HENRY VI, PART 2


Meaning of HENRY VI, PART 2 in English

chronicle play in five acts by William Shakespeare, first performed in 1589-92 in a two-part play with Henry VI, Part 3 under the combined title The Whole Contention between the two Famous Houses, Lancaster and Yorke. Henry VI, Part 2 was first published in quarto in 1594 and was printed from revised fair copies in the First Folio of 1623. It is the second in a sequence of four history plays (the others being Henry VI, Part 1, Henry VI, Part 3, and Richard III) known collectively as the "first tetralogy," treating the Wars of the Roses between the houses of Lancaster and York.
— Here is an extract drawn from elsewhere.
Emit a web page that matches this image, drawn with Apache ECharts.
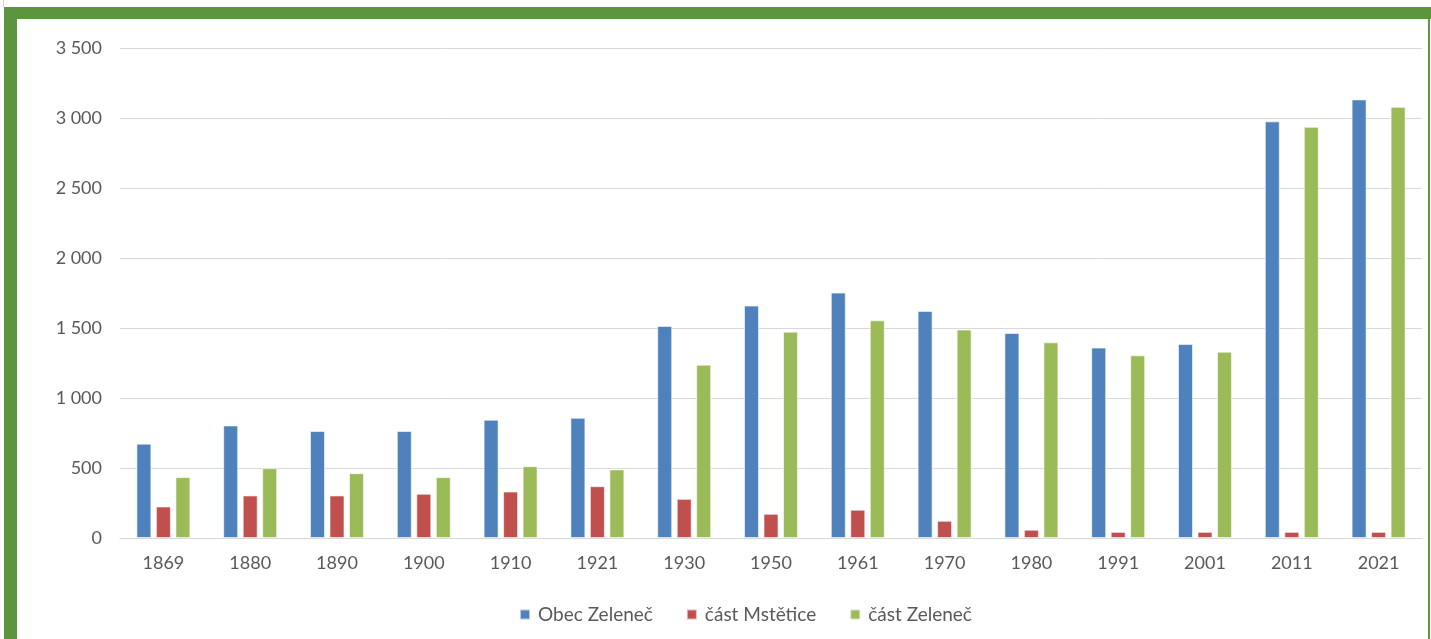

Shakespeare's primary sources for the play were the chronicles of Edward Hall and Raphael Holinshed. In Part 2 the factional fighting at court is increased rather than lessened by the arrival of Margaret of Anjou, and the new queen, together with her lover, the duke of Suffolk, plots against Humphrey, duke of Gloucester, and his ambitious duchess, Eleanor. The power struggle swirls around the saintly, ineffectual King Henry until gradually the dynamic Richard Plantagenet, duke of York, who has pretended to support Margaret while secretly hatching his own plot, emerges as the chief contender for the throne. The middle of the play is taken up with the insurrection led by the deluded Jack Cade.